EXERCISE AIM: Only a number is wanted: how many lines in the records below contain "script"?

-- Start of RECORD EXTRACTS --

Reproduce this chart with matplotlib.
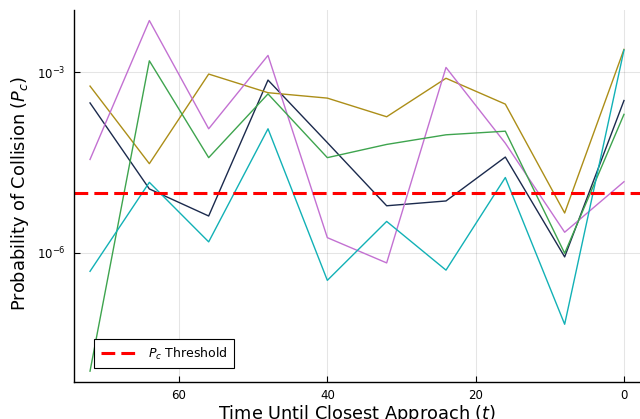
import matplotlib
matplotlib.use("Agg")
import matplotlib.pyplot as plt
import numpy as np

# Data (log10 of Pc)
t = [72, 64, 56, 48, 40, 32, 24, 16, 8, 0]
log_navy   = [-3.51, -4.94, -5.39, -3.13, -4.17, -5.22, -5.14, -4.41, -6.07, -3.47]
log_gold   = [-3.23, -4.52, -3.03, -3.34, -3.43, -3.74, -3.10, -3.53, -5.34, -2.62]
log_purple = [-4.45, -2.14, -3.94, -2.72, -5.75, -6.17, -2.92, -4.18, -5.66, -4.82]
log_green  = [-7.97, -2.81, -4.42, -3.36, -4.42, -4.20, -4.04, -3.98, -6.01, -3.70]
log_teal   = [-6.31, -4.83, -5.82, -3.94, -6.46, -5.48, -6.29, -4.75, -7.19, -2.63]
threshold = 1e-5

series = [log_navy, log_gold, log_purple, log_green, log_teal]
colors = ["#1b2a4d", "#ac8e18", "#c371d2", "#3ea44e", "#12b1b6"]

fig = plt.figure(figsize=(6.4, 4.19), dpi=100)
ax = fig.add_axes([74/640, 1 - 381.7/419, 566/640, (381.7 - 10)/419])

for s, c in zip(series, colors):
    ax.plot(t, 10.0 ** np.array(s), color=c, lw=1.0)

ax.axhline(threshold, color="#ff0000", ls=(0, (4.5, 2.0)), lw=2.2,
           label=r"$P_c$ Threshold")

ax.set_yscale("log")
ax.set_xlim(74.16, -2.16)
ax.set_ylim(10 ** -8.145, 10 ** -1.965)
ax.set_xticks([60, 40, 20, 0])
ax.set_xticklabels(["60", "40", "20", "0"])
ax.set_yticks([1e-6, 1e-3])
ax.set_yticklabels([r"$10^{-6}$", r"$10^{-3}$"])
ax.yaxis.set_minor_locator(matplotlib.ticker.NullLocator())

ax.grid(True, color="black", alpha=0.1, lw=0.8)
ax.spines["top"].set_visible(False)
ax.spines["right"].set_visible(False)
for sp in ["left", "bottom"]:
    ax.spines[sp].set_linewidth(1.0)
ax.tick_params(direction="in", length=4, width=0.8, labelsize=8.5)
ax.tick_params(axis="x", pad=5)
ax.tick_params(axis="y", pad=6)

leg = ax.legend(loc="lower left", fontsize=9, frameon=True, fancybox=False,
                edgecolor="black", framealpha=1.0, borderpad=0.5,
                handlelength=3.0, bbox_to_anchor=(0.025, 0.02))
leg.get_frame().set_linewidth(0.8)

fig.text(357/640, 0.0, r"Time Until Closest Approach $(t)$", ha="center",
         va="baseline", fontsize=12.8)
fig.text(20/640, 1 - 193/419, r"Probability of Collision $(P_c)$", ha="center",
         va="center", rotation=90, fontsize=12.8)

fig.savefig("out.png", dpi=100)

-- End of RECORD EXTRACTS --
-- Start of RECORD EXTRACTS --

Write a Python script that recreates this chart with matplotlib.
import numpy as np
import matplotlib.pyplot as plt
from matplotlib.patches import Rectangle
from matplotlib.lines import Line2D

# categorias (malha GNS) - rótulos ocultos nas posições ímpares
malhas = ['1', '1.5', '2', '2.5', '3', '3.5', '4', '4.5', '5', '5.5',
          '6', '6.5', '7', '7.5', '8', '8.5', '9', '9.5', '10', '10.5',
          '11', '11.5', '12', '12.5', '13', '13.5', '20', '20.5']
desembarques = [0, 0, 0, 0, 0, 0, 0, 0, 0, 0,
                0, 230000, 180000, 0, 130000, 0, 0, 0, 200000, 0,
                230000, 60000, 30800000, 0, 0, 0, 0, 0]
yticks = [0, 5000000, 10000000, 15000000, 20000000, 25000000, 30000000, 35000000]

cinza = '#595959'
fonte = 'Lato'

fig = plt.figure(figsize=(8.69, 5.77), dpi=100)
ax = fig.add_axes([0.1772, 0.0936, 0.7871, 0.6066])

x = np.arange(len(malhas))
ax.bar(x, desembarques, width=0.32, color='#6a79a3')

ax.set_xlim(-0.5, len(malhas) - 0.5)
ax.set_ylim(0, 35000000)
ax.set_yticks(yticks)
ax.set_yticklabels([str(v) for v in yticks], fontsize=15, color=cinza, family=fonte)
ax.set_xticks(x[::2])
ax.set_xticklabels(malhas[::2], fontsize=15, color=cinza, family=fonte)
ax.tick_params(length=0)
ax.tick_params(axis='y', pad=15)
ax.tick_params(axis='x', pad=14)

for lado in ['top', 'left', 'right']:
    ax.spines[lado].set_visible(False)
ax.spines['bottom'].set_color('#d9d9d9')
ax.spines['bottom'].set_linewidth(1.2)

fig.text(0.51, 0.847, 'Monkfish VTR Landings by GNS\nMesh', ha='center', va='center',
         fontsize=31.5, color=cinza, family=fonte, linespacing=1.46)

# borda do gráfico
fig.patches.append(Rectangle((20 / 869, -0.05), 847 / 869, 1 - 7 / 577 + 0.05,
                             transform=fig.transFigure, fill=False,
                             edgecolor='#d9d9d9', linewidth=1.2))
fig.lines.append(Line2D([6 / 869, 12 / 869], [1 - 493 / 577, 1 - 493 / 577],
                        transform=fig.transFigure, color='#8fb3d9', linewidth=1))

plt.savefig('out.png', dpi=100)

-- End of RECORD EXTRACTS --
-- Start of RECORD EXTRACTS --

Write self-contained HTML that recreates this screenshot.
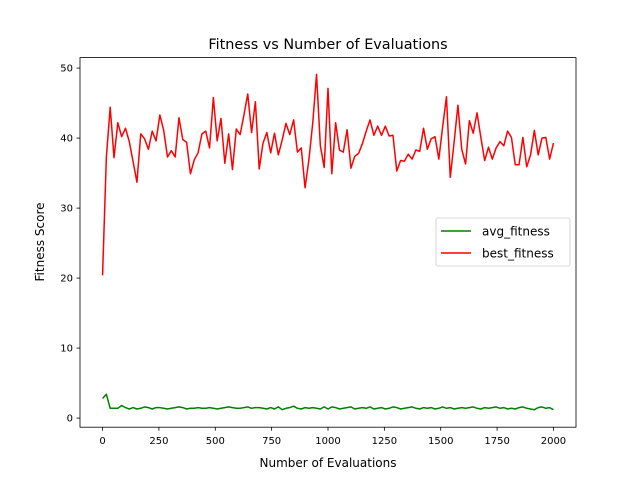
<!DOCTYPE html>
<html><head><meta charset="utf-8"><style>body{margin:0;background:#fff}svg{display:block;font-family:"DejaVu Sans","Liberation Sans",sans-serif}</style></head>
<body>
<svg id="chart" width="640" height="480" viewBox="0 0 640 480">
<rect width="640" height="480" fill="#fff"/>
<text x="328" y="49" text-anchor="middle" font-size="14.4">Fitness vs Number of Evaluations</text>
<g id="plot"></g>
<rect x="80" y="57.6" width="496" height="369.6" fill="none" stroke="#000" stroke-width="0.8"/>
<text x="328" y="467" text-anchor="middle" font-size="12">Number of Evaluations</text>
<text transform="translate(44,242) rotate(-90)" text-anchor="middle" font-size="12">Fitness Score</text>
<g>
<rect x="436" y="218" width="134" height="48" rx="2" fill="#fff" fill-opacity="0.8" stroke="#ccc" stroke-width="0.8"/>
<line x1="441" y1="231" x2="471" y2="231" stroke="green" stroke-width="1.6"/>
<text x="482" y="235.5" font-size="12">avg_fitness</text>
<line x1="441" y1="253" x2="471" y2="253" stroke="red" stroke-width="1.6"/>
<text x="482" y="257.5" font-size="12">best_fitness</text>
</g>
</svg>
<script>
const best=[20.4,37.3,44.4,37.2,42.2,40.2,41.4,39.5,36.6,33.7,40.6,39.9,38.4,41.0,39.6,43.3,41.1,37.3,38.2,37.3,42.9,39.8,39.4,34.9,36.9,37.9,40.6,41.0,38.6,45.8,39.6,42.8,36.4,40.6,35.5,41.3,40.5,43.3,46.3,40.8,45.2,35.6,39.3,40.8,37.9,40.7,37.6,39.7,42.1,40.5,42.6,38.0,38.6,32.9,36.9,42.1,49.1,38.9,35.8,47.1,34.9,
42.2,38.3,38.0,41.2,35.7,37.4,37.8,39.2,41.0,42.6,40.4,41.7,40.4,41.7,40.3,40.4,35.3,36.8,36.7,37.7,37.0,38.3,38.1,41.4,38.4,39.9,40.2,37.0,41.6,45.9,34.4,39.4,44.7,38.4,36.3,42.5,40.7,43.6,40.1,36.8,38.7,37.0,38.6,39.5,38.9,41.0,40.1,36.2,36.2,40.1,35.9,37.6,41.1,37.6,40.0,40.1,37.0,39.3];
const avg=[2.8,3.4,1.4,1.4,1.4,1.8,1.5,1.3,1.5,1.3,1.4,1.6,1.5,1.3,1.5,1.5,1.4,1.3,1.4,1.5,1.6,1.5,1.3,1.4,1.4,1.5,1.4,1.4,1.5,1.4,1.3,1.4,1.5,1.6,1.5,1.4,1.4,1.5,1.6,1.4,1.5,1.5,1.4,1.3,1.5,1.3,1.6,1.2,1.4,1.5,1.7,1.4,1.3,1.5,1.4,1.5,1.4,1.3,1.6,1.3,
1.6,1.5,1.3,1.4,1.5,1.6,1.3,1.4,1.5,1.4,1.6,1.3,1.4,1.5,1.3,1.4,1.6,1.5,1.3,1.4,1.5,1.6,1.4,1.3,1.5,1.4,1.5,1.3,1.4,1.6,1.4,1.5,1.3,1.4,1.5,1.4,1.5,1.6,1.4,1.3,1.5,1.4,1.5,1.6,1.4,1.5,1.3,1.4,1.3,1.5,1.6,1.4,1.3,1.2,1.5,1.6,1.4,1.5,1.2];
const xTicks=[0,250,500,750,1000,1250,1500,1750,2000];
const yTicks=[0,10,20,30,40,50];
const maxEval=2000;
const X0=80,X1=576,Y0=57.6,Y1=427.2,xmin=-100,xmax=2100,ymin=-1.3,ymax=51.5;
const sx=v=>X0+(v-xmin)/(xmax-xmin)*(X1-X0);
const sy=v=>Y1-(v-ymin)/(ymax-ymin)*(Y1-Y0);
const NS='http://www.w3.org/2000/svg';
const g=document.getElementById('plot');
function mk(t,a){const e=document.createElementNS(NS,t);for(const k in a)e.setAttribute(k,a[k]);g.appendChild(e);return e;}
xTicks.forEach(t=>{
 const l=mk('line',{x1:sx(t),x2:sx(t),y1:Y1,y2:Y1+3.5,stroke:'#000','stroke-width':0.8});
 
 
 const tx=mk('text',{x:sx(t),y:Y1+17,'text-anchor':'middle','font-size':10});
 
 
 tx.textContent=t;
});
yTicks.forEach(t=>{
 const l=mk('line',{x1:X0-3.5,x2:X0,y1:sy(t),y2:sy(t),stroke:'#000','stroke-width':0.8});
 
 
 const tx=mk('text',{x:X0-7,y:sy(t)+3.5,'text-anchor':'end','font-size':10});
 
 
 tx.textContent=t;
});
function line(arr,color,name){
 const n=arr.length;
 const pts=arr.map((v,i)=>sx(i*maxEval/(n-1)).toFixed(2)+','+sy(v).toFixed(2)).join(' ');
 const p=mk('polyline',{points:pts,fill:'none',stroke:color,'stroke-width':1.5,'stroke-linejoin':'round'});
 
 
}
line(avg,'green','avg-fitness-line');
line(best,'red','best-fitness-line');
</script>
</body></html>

-- End of RECORD EXTRACTS --

ANSWER IN FULL: 3